Melissa: I think that’s a really good principle, not just in conservation, but in life in general.
Bill: You can’t just try to save the Earth one day a year on a special conservation day. It has to be an everyday occurrence. And little things, as cities begin to have recycling and as people talk about global warming. Even as people visit national parks here in the United States and overseas. Just by being there they are giving impetus to preserve the land and wildlife.
Wolves are being reintroduced to Yellowstone. Activists pushed for that. Later, other people joined the cause because they saw an economic value to it as well. It brought more people to Yellowstone at times of the year when it didn’t have many visitors, like in the winter. It helped local businesses. And, it gave the locals which are affected by the wolves, who take sheep or calves, a reason to support it.

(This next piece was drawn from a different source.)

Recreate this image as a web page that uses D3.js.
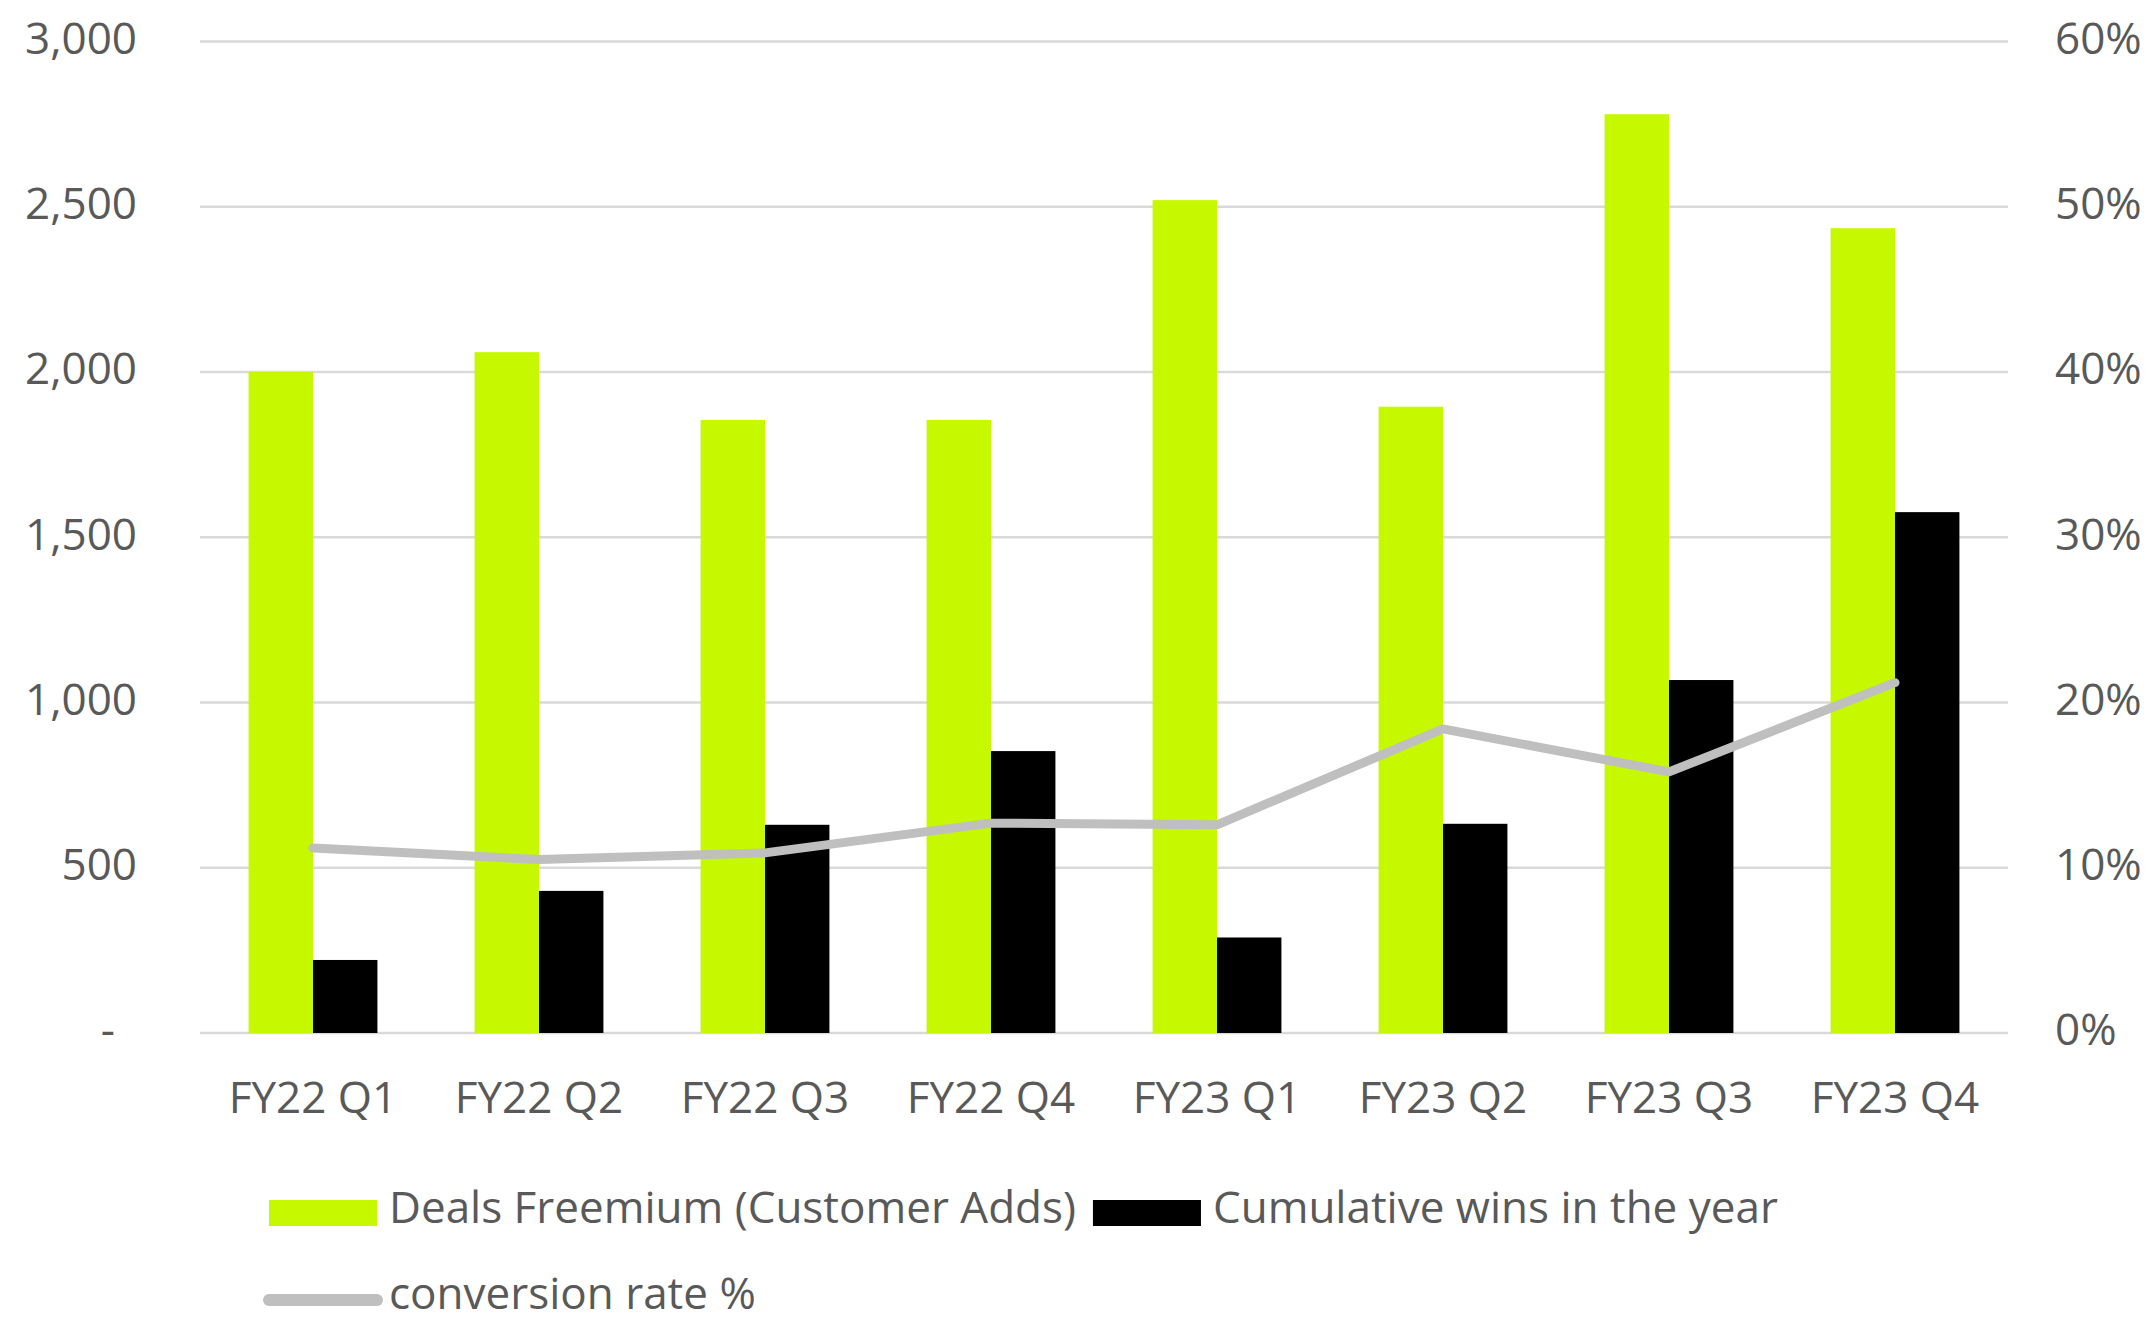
<!DOCTYPE html>
<html>
<head>
<meta charset="utf-8">
<script src="https://cdn.jsdelivr.net/npm/d3@7"></script>
<style>
  html, body { margin: 0; padding: 0; background: #fff; }
  svg text { font-family: "Open Sans", "Noto Sans", sans-serif; fill: #595959; }
</style>
</head>
<body>
<div id="chartArea"></div>
<script>
// data
var categories = ["FY22 Q1", "FY22 Q2", "FY22 Q3", "FY22 Q4", "FY23 Q1", "FY23 Q2", "FY23 Q3", "FY23 Q4"];
var dealsFreemium = [2000, 2060, 1855, 1855, 2520, 1895, 2780, 2435];
var cumulativeWins = [221, 430, 630, 853, 289, 633, 1068, 1576];
var conversionRate = [0.112, 0.105, 0.109, 0.127, 0.126, 0.184, 0.158, 0.212];
var leftTicks = [0, 500, 1000, 1500, 2000, 2500, 3000];
var rightTicks = [0, 0.1, 0.2, 0.3, 0.4, 0.5, 0.6];
var seriesNames = ["Deals Freemium (Customer Adds)", "Cumulative wins in the year", "conversion rate %"];

var width = 2146;
var height = 1322;
var plot = {left: 200, right: 2008, top: 41.5, bottom: 1033};

var svg = d3.select("#chartArea")
    .append("svg")
    .attr("width", width)
    .attr("height", height);

// scales
var x0 = d3.scaleBand()
    .domain(categories)
    .range([plot.left, plot.right])
    .padding(0);
var step = x0.step();
var x1 = d3.scaleBand()
    .domain(["deals", "wins"])
    .range([step * 0.215, step * 0.785])
    .padding(0);
var yLeft = d3.scaleLinear()
    .domain([0, 3000])
    .range([plot.bottom, plot.top]);
var yRight = d3.scaleLinear()
    .domain([0, 0.6])
    .range([plot.bottom, plot.top]);

// gridlines
svg.append("g")
    .selectAll("line")
    .data(leftTicks)
    .enter().append("line")
    .attr("x1", plot.left)
    .attr("x2", plot.right)
    .attr("y1", function (d) { return yLeft(d); })
    .attr("y2", function (d) { return yLeft(d); })
    .attr("stroke", "#d9d9d9")
    .attr("stroke-width", 2.5);

// left axis
var gLeft = svg.append("g")
    .attr("transform", "translate(137,0)")
    .call(d3.axisLeft(yLeft)
        .tickValues(leftTicks)
        .tickSize(0)
        .tickPadding(0)
        .tickFormat(function (d) { return d === 0 ? "-" : d3.format(",")(d); }));
gLeft.select(".domain").remove();
gLeft.selectAll("text")
    .attr("font-size", 44)
    .attr("dy", "0.27em")
    .attr("x", function (d) { return d === 0 ? -22 : 0; })
    .style("font-family", null)
    .attr("fill", null);

// right axis
var gRight = svg.append("g")
    .attr("transform", "translate(2055,0)")
    .call(d3.axisRight(yRight)
        .tickValues(rightTicks)
        .tickSize(0)
        .tickPadding(0)
        .tickFormat(d3.format(".0%")));
gRight.select(".domain").remove();
gRight.selectAll("text")
    .attr("font-size", 44)
    .attr("dy", "0.27em")
    .style("font-family", null)
    .attr("fill", null);

// x axis labels
var gBottom = svg.append("g")
    .attr("transform", "translate(0,1113)")
    .call(d3.axisBottom(x0).tickSize(0).tickPadding(0));
gBottom.select(".domain").remove();
gBottom.selectAll("text")
    .attr("font-size", 44)
    .attr("dy", 0)
    .attr("y", 0)
    .style("font-family", null)
    .attr("fill", null);

// bars
var rows = categories.map(function (c, i) {
    return {cat: c, deals: dealsFreemium[i], wins: cumulativeWins[i], rate: conversionRate[i]};
});
var barColor = {deals: "#c6f800", wins: "#000000"};

svg.append("g")
    .selectAll("g")
    .data(rows)
    .enter().append("g")
    .attr("transform", function (d) { return "translate(" + x0(d.cat) + ",0)"; })
    .selectAll("rect")
    .data(function (d) { return [{key: "deals", v: d.deals}, {key: "wins", v: d.wins}]; })
    .enter().append("rect")
    .attr("x", function (d) { return x1(d.key); })
    .attr("width", x1.bandwidth())
    .attr("y", function (d) { return yLeft(d.v); })
    .attr("height", function (d) { return yLeft(0) - yLeft(d.v); })
    .attr("fill", function (d) { return barColor[d.key]; });

// conversion line
var line = d3.line()
    .x(function (d) { return x0(d.cat) + step / 2; })
    .y(function (d) { return yRight(d.rate); });
svg.append("path")
    .datum(rows)
    .attr("d", line)
    .attr("fill", "none")
    .attr("stroke", "#bfbfbf")
    .attr("stroke-width", 9)
    .attr("stroke-linejoin", "round")
    .attr("stroke-linecap", "round");

// legend
var legend = svg.append("g");
var lx = 269;
var row1 = [{name: seriesNames[0], color: barColor.deals}, {name: seriesNames[1], color: barColor.wins}];
row1.forEach(function (item) {
    legend.append("rect")
        .attr("x", lx).attr("y", 1200)
        .attr("width", 108).attr("height", 26)
        .attr("fill", item.color);
    var t = legend.append("text")
        .attr("x", lx + 120).attr("y", 1223)
        .attr("font-size", 44)
        .text(item.name);
    lx = lx + 120 + t.node().getComputedTextLength() + 17;
});
legend.append("line")
    .attr("x1", 269).attr("x2", 377)
    .attr("y1", 1300).attr("y2", 1300)
    .attr("stroke", "#bfbfbf")
    .attr("stroke-width", 12)
    .attr("stroke-linecap", "round");
legend.append("text")
    .attr("x", 389).attr("y", 1309)
    .attr("font-size", 44)
    .text(seriesNames[2]);
</script>
</body>
</html>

Africa is probably a great example or India. In the United States, we can pay compensation to someone who loses a cow to a grizzly. In Africa. if you lose a cow, there isn’t someone to pay you compensation. So, there has to be a reason for the wildlife to exist and that becomes the economics. I’ve seen reports come out of Kenya that one western tourist going into a national park there creates fives jobs. So, now there is a reason to preserve things and tourism is one of those. Tourism can be carried too far and create problems for wildlife but overall it’s one of the best things for conservation. Simple ways that people can save wildlife is simply to go and see it, to enjoy it.
Melissa: You’re saying conservation not only preserves animals but also preserves humanity as well.
Bill: On a couple levels. One, on the most obvious level, you have areas of India and Africa where new income is coming because of the parks. But two, I think there is a deeper hope for humanity because there are areas you can get to and see things as they have been before. You can get in touch with nature and our most primeval instincts.
Man doesn’t do well living in an asphalt jungle.
You need to walk trails and see trees. You need to hear birds and part of that is a reinvigoration. It’s not just for the animals. It’s also to be more human.
Melissa: I think there’s something to be said for this feeling of the earth under your feet. I was speaking to a friend about it the other day, about when you’re grieving. Whether it is a death or some other type of grief, sometimes you close yourself off inside. You need to go outside and reconnect with the world you live in and feel it beneath you. Be present in it. That’s part of the living you’re talking about too.